Observação geral. Ainda não estou na posse de todos os instrumentos conceptuais necessários para formular e aprofundar a concepção apocalíptica da História e definir novas tarefas políticas. Sou, portanto, forçado a parasitar uma linguagem velha para formular uma novidade teórica que exige novos conceitos teóricos. Entretanto, para desbravar terreno, não tenho outro caminho a não ser o de correr o risco de dizer a novidade teórica numa linguagem inadequada.
J Francisco Saraiva de Sousa
5 comentários:
É certo que a derrota da esquerda portuguesa inspirou ou motivou a produção deste texto, mas evitei analisar o caso português, porque não confio nos portugueses.
Quem não queira ficar desesperado o melhor que faz é esquecer Portugal! :(
Ai, ai, meninas - n faço guerra com as minhas amigas brasileiras por causa das amigas portuguesas.
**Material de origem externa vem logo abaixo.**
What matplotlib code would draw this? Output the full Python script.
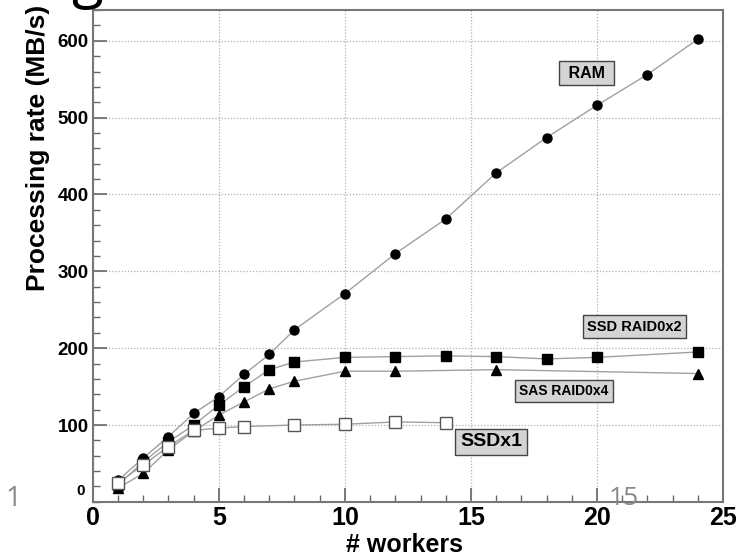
import matplotlib
matplotlib.use("Agg")
import matplotlib.pyplot as plt
from matplotlib.ticker import MultipleLocator

plt.rcParams["font.family"] = ["Liberation Sans", "DejaVu Sans"]

# data
ram_x = [1, 2, 3, 4, 5, 6, 7, 8, 10, 12, 14, 16, 18, 20, 22, 24]
ram_y = [28, 57, 85, 115, 137, 166, 192, 224, 271, 323, 368, 428, 474, 516, 556, 602]

ssd2_x = [1, 2, 3, 4, 5, 6, 7, 8, 10, 12, 14, 16, 18, 20, 24]
ssd2_y = [22, 52, 78, 100, 126, 150, 172, 182, 188, 189, 190, 189, 186, 188, 195]

sas4_x = [1, 2, 3, 4, 5, 6, 7, 8, 10, 12, 16, 24]
sas4_y = [18, 37, 68, 92, 113, 130, 147, 157, 170, 170, 172, 167]

ssd1_x = [1, 2, 3, 4, 5, 6, 8, 10, 12, 14]
ssd1_y = [25, 48, 72, 93, 96, 98, 100, 101, 104, 103]

fig = plt.figure(figsize=(7.43, 5.57), dpi=100)
ax = fig.add_axes([0.125, 0.099, 0.848, 0.883])

line_kw = dict(color="#a0a0a0", lw=1.0, zorder=2)
ax.plot(ram_x, ram_y, marker="o", ms=6.5, mfc="black", mec="black", **line_kw)
ax.plot(ssd2_x, ssd2_y, marker="s", ms=6.5, mfc="black", mec="black", **line_kw)
ax.plot(sas4_x, sas4_y, marker="^", ms=7, mfc="black", mec="black", **line_kw)
ax.plot(ssd1_x, ssd1_y, marker="s", ms=8, mfc="white", mec="#555555", mew=1.0, **line_kw)

ax.set_xlim(0, 25)
ax.set_ylim(0, 640)
ax.set_xticks(range(0, 26, 5))
ax.xaxis.set_minor_locator(MultipleLocator(1))
# y "0" is drawn on its own below, a little higher so it clears the x "0"
ax.set_yticks(range(100, 601, 100))
ax.yaxis.set_minor_locator(MultipleLocator(20))
ax.tick_params(which="both", direction="in", color="#666666", top=False, right=False)
ax.tick_params(which="major", length=10, width=1.2, pad=3)
ax.tick_params(which="minor", length=5, width=1.0)
ax.tick_params(axis="x", which="major", labelsize=18, pad=3)
ax.tick_params(axis="y", which="major", labelsize=13.5)
for lab in ax.get_xticklabels() + ax.get_yticklabels():
    lab.set_fontweight("bold")
ax.annotate("0", xy=(0, 0), xytext=(-9, 8), textcoords="offset points",
            ha="center", va="center", fontsize=11, fontweight="bold", annotation_clip=False)

ax.grid(True, which="major", ls=(0, (1, 1.5)), color="#b0b0b0", lw=0.9)
for s in ax.spines.values():
    s.set_color("#777777")
    s.set_linewidth(1.5)

ax.set_xlabel("# workers", fontsize=18, fontweight="bold")
ax.xaxis.set_label_coords(0.495, -0.063)
ax.set_ylabel("Processing rate (MB/s)", fontsize=19, fontweight="bold")
ax.yaxis.set_label_coords(-0.068, 0.72)

box = dict(boxstyle="square,pad=0.3", fc="#d4d4d4", ec="#444444", lw=1.0)
ax.text(19.6, 558, " RAM ", fontsize=11.5, fontweight="bold", ha="center", va="center", bbox=box)
ax.text(21.5, 228, "SSD RAID0x2", fontsize=10.5, fontweight="bold", ha="center", va="center", bbox=box)
ax.text(18.7, 144, "SAS RAID0x4", fontsize=10, fontweight="bold", ha="center", va="center", bbox=box)
ax.text(15.8, 78, "SSDx1", fontsize=14, fontweight="bold", ha="center", va="center",
        bbox=dict(boxstyle="square,pad=0.25", fc="#d4d4d4", ec="#444444", lw=1.0))

# slide leftovers around the chart
fig.text(0.018, 0.105, "1", fontsize=20, color="#888888", family="Open Sans", ha="center", va="center")
fig.text(0.84, 0.105, "15", fontsize=19, color="#888888", family="Open Sans", ha="center", va="center")
fig.text(0.117, 1.008, "g", fontsize=42, color="black", family="Open Sans", ha="center", va="baseline")

fig.savefig("out.png", dpi=100)
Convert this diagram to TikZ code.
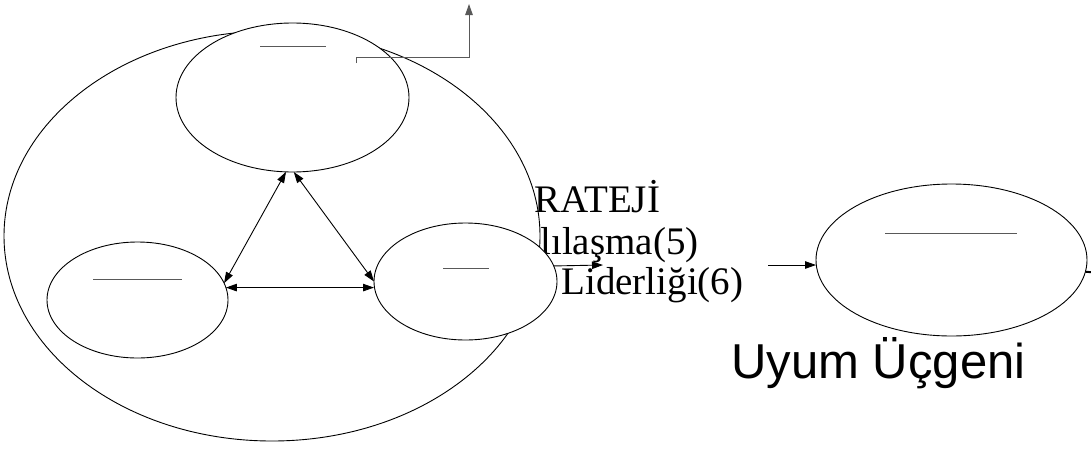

Essa guerra é vossa, n é minha.
Ai, ai, tenho leitores muito exigentes - este texto atingiu um pico de audiência fabuloso, mas infelizmente não sou pago para filosofar permanentemente on-line. Mas gosto de desafios... Thanks!
Bem, a outra foto estava a revelar dificuldade de acesso e, por isso, substitui-a por outra da mesma torre.